* BEGIN *

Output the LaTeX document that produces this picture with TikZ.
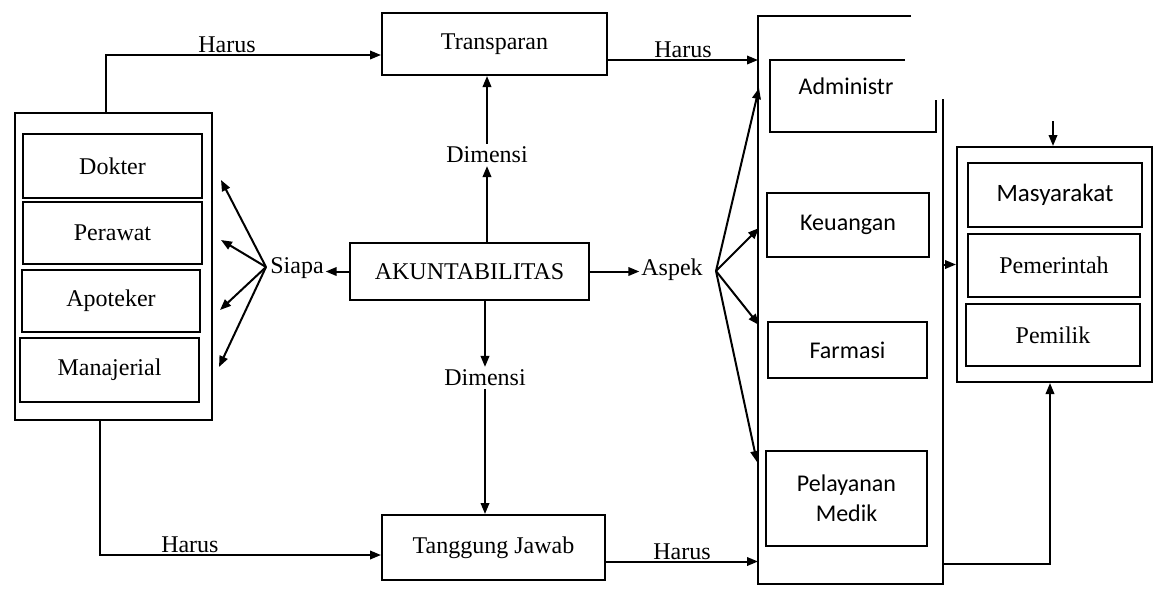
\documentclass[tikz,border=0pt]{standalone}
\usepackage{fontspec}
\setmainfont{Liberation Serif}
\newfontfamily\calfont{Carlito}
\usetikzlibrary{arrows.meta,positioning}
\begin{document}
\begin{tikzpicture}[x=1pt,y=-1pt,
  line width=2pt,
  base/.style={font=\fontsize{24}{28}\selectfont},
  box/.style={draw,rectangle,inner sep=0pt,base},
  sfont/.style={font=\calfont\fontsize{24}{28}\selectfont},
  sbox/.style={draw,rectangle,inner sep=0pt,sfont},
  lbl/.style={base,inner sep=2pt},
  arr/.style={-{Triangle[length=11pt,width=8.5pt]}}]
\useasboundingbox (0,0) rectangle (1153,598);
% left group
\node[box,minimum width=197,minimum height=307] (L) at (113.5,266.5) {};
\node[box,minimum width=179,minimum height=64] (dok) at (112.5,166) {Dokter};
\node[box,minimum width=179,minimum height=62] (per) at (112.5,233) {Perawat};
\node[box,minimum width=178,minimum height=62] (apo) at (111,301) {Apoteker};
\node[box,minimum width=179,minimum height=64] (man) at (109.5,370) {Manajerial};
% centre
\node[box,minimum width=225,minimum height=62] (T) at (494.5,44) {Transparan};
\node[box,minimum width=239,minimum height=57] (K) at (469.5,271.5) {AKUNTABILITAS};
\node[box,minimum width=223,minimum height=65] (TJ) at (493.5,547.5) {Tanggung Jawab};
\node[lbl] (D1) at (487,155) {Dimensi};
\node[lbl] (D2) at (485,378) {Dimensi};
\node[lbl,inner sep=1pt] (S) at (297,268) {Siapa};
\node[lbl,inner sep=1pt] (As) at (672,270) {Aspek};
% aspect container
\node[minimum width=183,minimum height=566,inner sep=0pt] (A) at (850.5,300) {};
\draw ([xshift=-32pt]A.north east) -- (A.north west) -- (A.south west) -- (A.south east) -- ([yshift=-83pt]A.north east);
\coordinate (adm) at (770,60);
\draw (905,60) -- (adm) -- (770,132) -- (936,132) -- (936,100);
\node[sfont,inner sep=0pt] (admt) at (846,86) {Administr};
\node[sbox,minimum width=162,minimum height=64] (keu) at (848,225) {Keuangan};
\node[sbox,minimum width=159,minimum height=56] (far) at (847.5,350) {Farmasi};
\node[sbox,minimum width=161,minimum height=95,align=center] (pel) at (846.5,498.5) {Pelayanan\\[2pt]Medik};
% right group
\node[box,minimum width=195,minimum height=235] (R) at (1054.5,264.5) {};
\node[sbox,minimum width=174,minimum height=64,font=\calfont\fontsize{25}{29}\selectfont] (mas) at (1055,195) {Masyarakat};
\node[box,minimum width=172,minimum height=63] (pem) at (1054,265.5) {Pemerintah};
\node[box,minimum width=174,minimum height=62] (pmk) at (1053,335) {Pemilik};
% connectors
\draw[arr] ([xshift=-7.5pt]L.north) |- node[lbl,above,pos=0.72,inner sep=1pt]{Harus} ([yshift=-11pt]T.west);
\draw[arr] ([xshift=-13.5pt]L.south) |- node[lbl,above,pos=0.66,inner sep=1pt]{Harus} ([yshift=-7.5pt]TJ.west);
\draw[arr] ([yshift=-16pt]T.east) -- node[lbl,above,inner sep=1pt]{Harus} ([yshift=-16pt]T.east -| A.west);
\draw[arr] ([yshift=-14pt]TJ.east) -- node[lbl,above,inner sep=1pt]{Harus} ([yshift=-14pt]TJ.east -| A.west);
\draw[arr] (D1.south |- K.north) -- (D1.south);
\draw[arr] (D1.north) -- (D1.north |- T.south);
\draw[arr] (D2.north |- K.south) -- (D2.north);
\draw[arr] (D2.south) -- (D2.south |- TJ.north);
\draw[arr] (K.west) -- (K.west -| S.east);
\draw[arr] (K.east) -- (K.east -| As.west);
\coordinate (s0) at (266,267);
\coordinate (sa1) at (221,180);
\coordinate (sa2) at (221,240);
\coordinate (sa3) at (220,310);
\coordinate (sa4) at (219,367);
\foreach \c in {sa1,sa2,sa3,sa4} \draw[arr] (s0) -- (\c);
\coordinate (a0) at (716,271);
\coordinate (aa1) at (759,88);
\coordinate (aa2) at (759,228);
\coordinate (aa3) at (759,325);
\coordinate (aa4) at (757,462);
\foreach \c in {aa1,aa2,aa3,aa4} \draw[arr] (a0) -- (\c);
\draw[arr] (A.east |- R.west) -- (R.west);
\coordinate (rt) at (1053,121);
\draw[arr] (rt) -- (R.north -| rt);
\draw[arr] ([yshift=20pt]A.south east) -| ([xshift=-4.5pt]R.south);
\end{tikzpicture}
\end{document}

* END *
* BEGIN *

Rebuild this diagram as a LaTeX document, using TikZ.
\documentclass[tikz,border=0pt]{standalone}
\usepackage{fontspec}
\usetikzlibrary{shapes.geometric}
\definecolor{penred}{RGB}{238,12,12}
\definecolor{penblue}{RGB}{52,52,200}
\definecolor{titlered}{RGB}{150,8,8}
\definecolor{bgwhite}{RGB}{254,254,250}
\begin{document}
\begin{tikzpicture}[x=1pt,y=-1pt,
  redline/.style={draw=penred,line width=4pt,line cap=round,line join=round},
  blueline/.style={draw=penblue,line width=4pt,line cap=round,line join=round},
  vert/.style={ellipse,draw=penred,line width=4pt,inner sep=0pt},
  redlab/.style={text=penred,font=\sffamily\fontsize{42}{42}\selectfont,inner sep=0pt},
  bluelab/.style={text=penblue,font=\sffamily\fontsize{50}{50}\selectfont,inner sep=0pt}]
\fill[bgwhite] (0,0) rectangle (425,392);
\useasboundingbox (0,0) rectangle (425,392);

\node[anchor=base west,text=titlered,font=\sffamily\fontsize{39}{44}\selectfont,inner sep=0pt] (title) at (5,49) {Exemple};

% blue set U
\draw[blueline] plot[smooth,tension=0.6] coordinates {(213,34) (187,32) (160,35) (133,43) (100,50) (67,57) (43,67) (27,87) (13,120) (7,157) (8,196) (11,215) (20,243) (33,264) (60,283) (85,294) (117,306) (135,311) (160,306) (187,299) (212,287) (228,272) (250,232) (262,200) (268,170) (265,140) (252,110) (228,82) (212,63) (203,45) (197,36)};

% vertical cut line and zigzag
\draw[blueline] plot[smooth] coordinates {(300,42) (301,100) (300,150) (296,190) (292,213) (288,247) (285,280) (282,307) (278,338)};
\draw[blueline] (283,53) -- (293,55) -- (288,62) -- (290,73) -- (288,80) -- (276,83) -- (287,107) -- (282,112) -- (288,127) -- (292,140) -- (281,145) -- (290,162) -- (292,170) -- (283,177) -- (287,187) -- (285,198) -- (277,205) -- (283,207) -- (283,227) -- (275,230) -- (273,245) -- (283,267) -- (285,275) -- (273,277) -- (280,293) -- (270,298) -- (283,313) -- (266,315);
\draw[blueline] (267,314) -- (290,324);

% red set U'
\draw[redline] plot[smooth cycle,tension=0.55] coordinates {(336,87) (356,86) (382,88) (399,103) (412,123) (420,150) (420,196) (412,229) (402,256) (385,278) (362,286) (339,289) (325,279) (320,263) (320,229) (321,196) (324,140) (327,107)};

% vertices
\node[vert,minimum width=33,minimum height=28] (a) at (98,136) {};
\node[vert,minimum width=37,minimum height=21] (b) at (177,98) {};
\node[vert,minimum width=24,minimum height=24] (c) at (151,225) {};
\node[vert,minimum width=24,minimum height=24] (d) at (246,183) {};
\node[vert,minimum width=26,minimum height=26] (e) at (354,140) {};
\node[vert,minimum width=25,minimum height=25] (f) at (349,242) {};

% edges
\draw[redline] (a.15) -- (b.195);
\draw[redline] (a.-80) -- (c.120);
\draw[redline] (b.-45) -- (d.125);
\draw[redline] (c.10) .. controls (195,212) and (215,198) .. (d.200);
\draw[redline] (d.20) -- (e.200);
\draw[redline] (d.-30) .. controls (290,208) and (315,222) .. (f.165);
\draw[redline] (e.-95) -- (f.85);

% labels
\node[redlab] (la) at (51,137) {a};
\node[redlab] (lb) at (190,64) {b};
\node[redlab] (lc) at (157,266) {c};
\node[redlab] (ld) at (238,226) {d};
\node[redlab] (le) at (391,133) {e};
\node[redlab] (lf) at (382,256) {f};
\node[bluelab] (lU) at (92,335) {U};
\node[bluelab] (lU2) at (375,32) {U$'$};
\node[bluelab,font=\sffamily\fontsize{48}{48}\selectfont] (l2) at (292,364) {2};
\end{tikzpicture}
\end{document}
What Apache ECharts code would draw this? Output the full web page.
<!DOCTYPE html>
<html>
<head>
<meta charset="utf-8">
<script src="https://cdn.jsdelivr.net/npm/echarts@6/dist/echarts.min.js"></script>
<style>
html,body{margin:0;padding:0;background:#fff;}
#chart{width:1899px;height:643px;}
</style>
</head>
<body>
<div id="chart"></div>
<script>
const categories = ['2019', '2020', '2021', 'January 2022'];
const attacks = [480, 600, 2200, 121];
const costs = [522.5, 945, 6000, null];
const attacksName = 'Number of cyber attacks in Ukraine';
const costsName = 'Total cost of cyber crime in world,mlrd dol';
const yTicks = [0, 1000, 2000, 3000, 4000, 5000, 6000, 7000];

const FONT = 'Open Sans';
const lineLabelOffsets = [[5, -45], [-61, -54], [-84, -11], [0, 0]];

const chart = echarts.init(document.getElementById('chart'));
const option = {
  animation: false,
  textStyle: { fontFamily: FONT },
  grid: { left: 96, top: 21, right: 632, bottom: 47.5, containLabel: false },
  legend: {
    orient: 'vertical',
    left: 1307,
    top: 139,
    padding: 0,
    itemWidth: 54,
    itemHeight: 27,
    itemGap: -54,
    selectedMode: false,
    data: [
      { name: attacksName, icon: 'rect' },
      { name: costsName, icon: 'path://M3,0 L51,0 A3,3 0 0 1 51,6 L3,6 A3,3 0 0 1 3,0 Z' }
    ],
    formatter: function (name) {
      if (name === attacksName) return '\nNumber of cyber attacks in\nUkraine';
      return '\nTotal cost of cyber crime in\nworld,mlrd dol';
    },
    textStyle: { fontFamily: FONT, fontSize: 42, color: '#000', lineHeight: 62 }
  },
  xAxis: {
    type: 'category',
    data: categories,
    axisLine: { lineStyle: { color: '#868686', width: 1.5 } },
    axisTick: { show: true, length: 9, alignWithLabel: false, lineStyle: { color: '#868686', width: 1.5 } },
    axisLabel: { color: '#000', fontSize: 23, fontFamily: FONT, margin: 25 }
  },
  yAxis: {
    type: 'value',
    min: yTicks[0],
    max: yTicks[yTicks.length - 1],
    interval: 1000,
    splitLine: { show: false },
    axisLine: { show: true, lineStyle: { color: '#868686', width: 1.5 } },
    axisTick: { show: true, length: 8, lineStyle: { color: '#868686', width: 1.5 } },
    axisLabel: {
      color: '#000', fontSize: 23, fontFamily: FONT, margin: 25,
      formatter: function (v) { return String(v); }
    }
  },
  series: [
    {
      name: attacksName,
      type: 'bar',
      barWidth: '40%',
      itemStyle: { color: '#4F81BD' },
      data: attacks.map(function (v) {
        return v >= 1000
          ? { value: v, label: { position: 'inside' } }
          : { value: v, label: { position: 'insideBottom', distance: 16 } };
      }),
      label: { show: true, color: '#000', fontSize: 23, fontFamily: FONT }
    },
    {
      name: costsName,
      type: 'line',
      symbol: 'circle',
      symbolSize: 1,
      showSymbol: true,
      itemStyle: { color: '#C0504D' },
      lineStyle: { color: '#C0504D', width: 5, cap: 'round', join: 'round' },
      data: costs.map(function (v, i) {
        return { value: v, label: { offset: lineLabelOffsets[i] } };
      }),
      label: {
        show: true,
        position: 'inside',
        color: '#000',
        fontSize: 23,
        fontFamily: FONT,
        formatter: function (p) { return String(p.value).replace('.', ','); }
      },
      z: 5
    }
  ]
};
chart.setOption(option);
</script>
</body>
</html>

* END *

To be done
Go through the records and gather the lines that hold "Output".

Exercise response
Output the LaTeX document that produces this picture with TikZ.
What Apache ECharts code would draw this? Output the full web page.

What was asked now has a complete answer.